● **Brief**: Leaving out every picture, retype the lines below from the top through the one that contains "t_high = sorted(set(t_high))".

● **Data block**:
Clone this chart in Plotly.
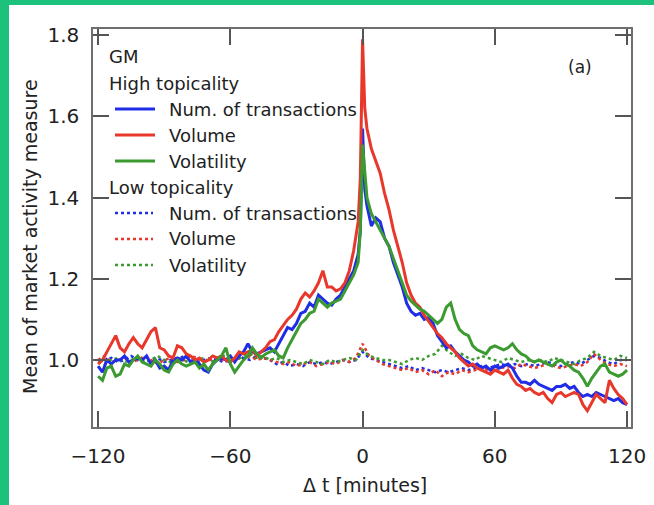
import plotly.graph_objects as go

# ---------------- data ----------------
t_high = list(range(-120, -1, 2)) + [-2, -1, 0, 1] + list(range(2, 121, 2))
t_high = sorted(set(t_high))

num_high = [0.985, 0.97, 1.0, 0.99, 1.0, 1.0, 1.01, 0.995, 1.0, 1.005,
            1.0, 1.01, 0.99, 1.0, 0.98, 0.985, 0.975, 1.0, 1.005, 1.0,
            1.01, 0.995, 1.0, 0.99, 0.975, 0.97, 0.99, 1.0, 1.005, 1.0,
            1.01, 0.995, 1.01, 1.02, 1.04, 1.02, 1.015, 1.02, 1.025, 1.03,
            1.02, 1.04, 1.06, 1.08, 1.075, 1.09, 1.115, 1.12, 1.14, 1.13,
            1.16, 1.15, 1.14, 1.135, 1.15, 1.16, 1.18, 1.2, 1.22, 1.26,
            1.32, 1.57, 1.42,
            1.38, 1.33, 1.35, 1.34, 1.30, 1.28, 1.24, 1.21, 1.18, 1.14,
            1.12, 1.11, 1.115, 1.10, 1.105, 1.09, 1.06, 1.045, 1.03, 1.035,
            1.02, 1.01, 1.0, 0.995, 0.985, 0.99, 0.98, 0.985, 0.975, 0.985,
            0.98, 0.985, 0.99, 0.98, 0.96, 0.945, 0.945, 0.94, 0.95, 0.94,
            0.935, 0.93, 0.925, 0.935, 0.935, 0.94, 0.93, 0.935, 0.92, 0.91,
            0.915, 0.91, 0.92, 0.915, 0.91, 0.905, 0.9, 0.905, 0.895, 0.89]

vol_high = [0.99, 1.0, 1.02, 1.04, 1.06, 1.03, 1.02, 1.04, 1.055, 1.04,
            1.03, 1.05, 1.07, 1.08, 1.03, 1.025, 1.01, 1.005, 1.035, 1.03,
            1.015, 1.01, 1.0, 1.005, 0.995, 1.0, 1.01, 1.005, 1.01, 1.0,
            0.995, 1.005, 1.02, 1.015, 1.02, 1.025, 1.01, 1.02, 1.03, 1.045,
            1.05, 1.07, 1.085, 1.1, 1.11, 1.125, 1.15, 1.165, 1.155, 1.17,
            1.19, 1.22, 1.18, 1.18, 1.17, 1.175, 1.19, 1.22, 1.27, 1.34,
            1.45, 1.79, 1.62,
            1.57, 1.52, 1.49, 1.46, 1.41, 1.37, 1.32, 1.28, 1.24, 1.19,
            1.16, 1.14, 1.13, 1.11, 1.095, 1.08, 1.065, 1.055, 1.04, 1.03,
            1.02, 1.005, 0.995, 0.985, 0.99, 0.98, 0.975, 0.97, 0.965, 0.975,
            0.97, 0.965, 0.975, 0.955, 0.94, 0.935, 0.925, 0.93, 0.92, 0.915,
            0.92, 0.905, 0.895, 0.915, 0.92, 0.91, 0.915, 0.92, 0.915, 0.89,
            0.875, 0.895, 0.915, 0.905, 0.895, 0.95, 0.93, 0.915, 0.905, 0.89]

vola_high = [0.96, 0.95, 0.98, 0.985, 0.96, 0.965, 0.99, 0.985, 1.0, 1.01,
             0.995, 0.99, 0.985, 1.0, 0.99, 0.975, 0.97, 0.99, 1.0, 0.99,
             0.985, 0.99, 0.995, 0.98, 0.99, 0.975, 0.99, 1.0, 1.01, 1.03,
             0.99, 0.97, 0.985, 1.0, 1.01, 1.03, 1.015, 1.005, 1.015, 1.02,
             1.025, 1.01, 1.005, 1.03, 1.05, 1.07, 1.09, 1.1, 1.115, 1.12,
             1.15, 1.14, 1.13, 1.14, 1.145, 1.15, 1.17, 1.19, 1.21, 1.24,
             1.32, 1.53, 1.47,
             1.4, 1.36, 1.34, 1.32, 1.3, 1.28, 1.25, 1.22, 1.19, 1.16,
             1.145, 1.135, 1.125, 1.12, 1.11, 1.1, 1.09, 1.1, 1.13, 1.14,
             1.1, 1.075, 1.065, 1.06, 1.035, 1.025, 1.02, 1.015, 1.03, 1.035,
             1.03, 1.025, 1.03, 1.04, 1.025, 1.015, 1.01, 1.0, 0.995, 1.0,
             0.995, 0.99, 0.985, 0.995, 1.0, 0.99, 0.985, 0.975, 0.97, 0.955,
             0.935, 0.955, 0.97, 0.985, 0.99, 0.97, 0.965, 0.96, 0.965, 0.975]

t_low = list(range(-120, 121, 3))

num_low = [0.995, 1.0, 1.005, 0.995, 1.0, 1.01, 1.0, 0.995, 1.0, 1.005,
           0.995, 1.0, 1.0, 1.01, 1.0, 0.995, 1.0, 1.005, 1.0, 0.995,
           1.0, 1.01, 1.005, 1.0, 1.01, 1.005, 1.0, 0.99, 0.995, 0.985,
           0.99, 0.985, 0.995, 0.99, 0.995, 0.99, 0.995, 1.0, 0.995, 1.0,
           1.02, 1.005, 1.0, 0.995, 0.99, 0.985, 0.98, 0.985, 0.975, 0.98,
           0.975, 0.97, 0.975, 0.97, 0.975, 0.98, 0.975, 0.98, 0.985, 0.98,
           0.985, 0.99, 0.985, 0.99, 0.985, 0.99, 0.985, 0.99, 0.995, 0.99,
           0.985, 0.99, 0.995, 0.99, 1.0, 1.01, 1.005, 0.995, 0.99, 1.0, 1.0]

vol_low = [1.0, 1.01, 0.995, 1.0, 1.005, 0.995, 1.0, 1.01, 1.0, 0.99,
           1.0, 1.005, 0.995, 1.0, 1.01, 1.005, 0.995, 1.0, 1.005, 1.0,
           0.995, 1.005, 1.0, 1.01, 1.0, 1.005, 1.0, 0.995, 0.99, 0.995,
           0.985, 0.99, 0.995, 0.985, 0.99, 0.995, 0.99, 1.0, 0.995, 1.005,
           1.04, 1.01, 1.0, 0.99, 0.985, 0.98, 0.975, 0.98, 0.97, 0.975,
           0.965, 0.975, 0.96, 0.97, 0.965, 0.975, 0.97, 0.975, 0.98, 0.975,
           0.97, 0.98, 0.985, 0.98, 0.99, 0.985, 0.98, 0.985, 0.99, 0.985,
           0.98, 0.985, 0.99, 0.985, 0.995, 1.015, 1.0, 0.99, 0.985, 0.99, 0.985]

vola_low = [0.995, 0.99, 1.0, 1.005, 0.995, 1.0, 1.005, 0.995, 1.0, 1.01,
            1.0, 0.995, 1.005, 1.0, 0.99, 1.0, 1.005, 0.995, 1.0, 1.01,
            1.005, 1.0, 1.01, 1.015, 1.005, 1.01, 1.0, 1.005, 0.995, 1.0,
            0.995, 0.99, 1.0, 0.995, 0.99, 1.0, 0.995, 1.0, 1.005, 1.0,
            1.025, 1.01, 1.005, 1.0, 1.0, 0.995, 0.99, 1.0, 1.005, 1.0,
            1.01, 1.015, 1.035, 1.02, 1.01, 1.015, 1.005, 1.0, 1.01, 1.005,
            1.0, 0.995, 1.005, 1.0, 0.995, 1.0, 0.995, 1.0, 0.995, 1.005,
            1.0, 0.995, 0.99, 1.0, 1.005, 1.02, 1.01, 1.005, 1.0, 1.01, 1.005]

x_ticks = [-120, -60, 0, 60, 120]
x_tick_text = ["\u2212120", "\u221260", "0", "60", "120"]
y_ticks = [1.0, 1.2, 1.4, 1.6, 1.8]
y_tick_text = ["1.0", "1.2", "1.4", "1.6", "1.8"]

BLUE = "#1f2de6"
RED = "#e8372b"
GREEN = "#3b9a30"
FONT = "DejaVu Sans"
TXT = "#222222"

# ---------------- figure ----------------
fig = go.Figure()
for y, c in [(num_low, BLUE), (vol_low, RED), (vola_low, GREEN)]:
    fig.add_trace(go.Scatter(x=t_low, y=y, mode="lines",
                             line=dict(color=c, width=2.5, dash="dot"),
                             showlegend=False, hoverinfo="skip"))
for y, c in [(num_high, BLUE), (vol_high, RED), (vola_high, GREEN)]:
    fig.add_trace(go.Scatter(x=t_high, y=y, mode="lines",
                             line=dict(color=c, width=3),
                             showlegend=False, hoverinfo="skip"))

L, R, T, B = 93, 23, 29, 78
W, H = 654, 505
PW, PH = W - L - R, H - T - B


def px(xp):
    return (xp - L) / PW


def py(yp):
    return (H - B - yp) / PH


shapes = []
shapes.append(dict(type="rect", xref="paper", yref="paper", x0=px(-2), x1=px(9),
                   y0=py(H + 2), y1=py(-2), fillcolor="#1cc27c", line_width=0, layer="below"))
shapes.append(dict(type="rect", xref="paper", yref="paper", x0=px(-2), x1=px(W + 2),
                   y0=py(5), y1=py(-2), fillcolor="#1cc27c", line_width=0, layer="below"))

annotations = []


def label(text, x, y, size=18, anchor="left", angle=0):
    annotations.append(dict(text=text, xref="paper", yref="paper", x=px(x), y=py(y),
                            xanchor=anchor, yanchor="middle", showarrow=False, textangle=angle,
                            font=dict(family=FONT, size=size, color=TXT)))


rows = [57, 83, 109, 135, 161, 187, 213, 239, 265]
label("GM", 107, rows[0])
label("High topicality", 107, rows[1])
label("Low topicality", 107, rows[5])
entries = [("Num. of transactions", BLUE), ("Volume", RED), ("Volatility", GREEN)]
for k, (name, col) in enumerate(entries):
    yy = rows[2 + k]
    shapes.append(dict(type="line", xref="paper", yref="paper", x0=px(115), x1=px(155),
                       y0=py(yy), y1=py(yy), line=dict(color=col, width=3)))
    label(name, 167, yy)
    yy2 = rows[6 + k]
    shapes.append(dict(type="line", xref="paper", yref="paper", x0=px(115), x1=px(153),
                       y0=py(yy2), y1=py(yy2), line=dict(color=col, width=2.5, dash="dot")))
    label(name, 167, yy2)

label("(a)", 580, 67, size=17, anchor="center")
label("\u0394 t [minutes]", 365, 485, size=19, anchor="center")
label("Mean of market activity measure", 30, 237, size=19, anchor="center", angle=-90)

axis_common = dict(showline=True, linecolor="#6e6e6e", linewidth=1.5, mirror="ticks",
                   ticks="inside", ticklen=16, tickwidth=1.5, tickcolor="#555555",
                   showgrid=False, zeroline=False, automargin=False,
                   tickfont=dict(family=FONT, size=20, color=TXT))

fig.update_layout(
    width=W, height=H,
    margin=dict(l=L, r=R, t=T, b=B, pad=0),
    paper_bgcolor="white", plot_bgcolor="white",
    shapes=shapes, annotations=annotations,
    xaxis=dict(range=[-122.3, 121.8], tickvals=x_ticks, ticktext=x_tick_text,
               ticklabelstandoff=10, **axis_common),
    yaxis=dict(range=[0.835, 1.815], tickvals=y_ticks, ticktext=y_tick_text,
               ticklabelstandoff=8, **axis_common),
)

fig.write_html("out.html", config={"displayModeBar": False},
               post_script="document.body.style.margin='0';document.body.style.overflow='hidden';")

● **Written reply**:
Clone this chart in Plotly.
import plotly.graph_objects as go

# ---------------- data ----------------
t_high = list(range(-120, -1, 2)) + [-2, -1, 0, 1] + list(range(2, 121, 2))
t_high = sorted(set(t_high))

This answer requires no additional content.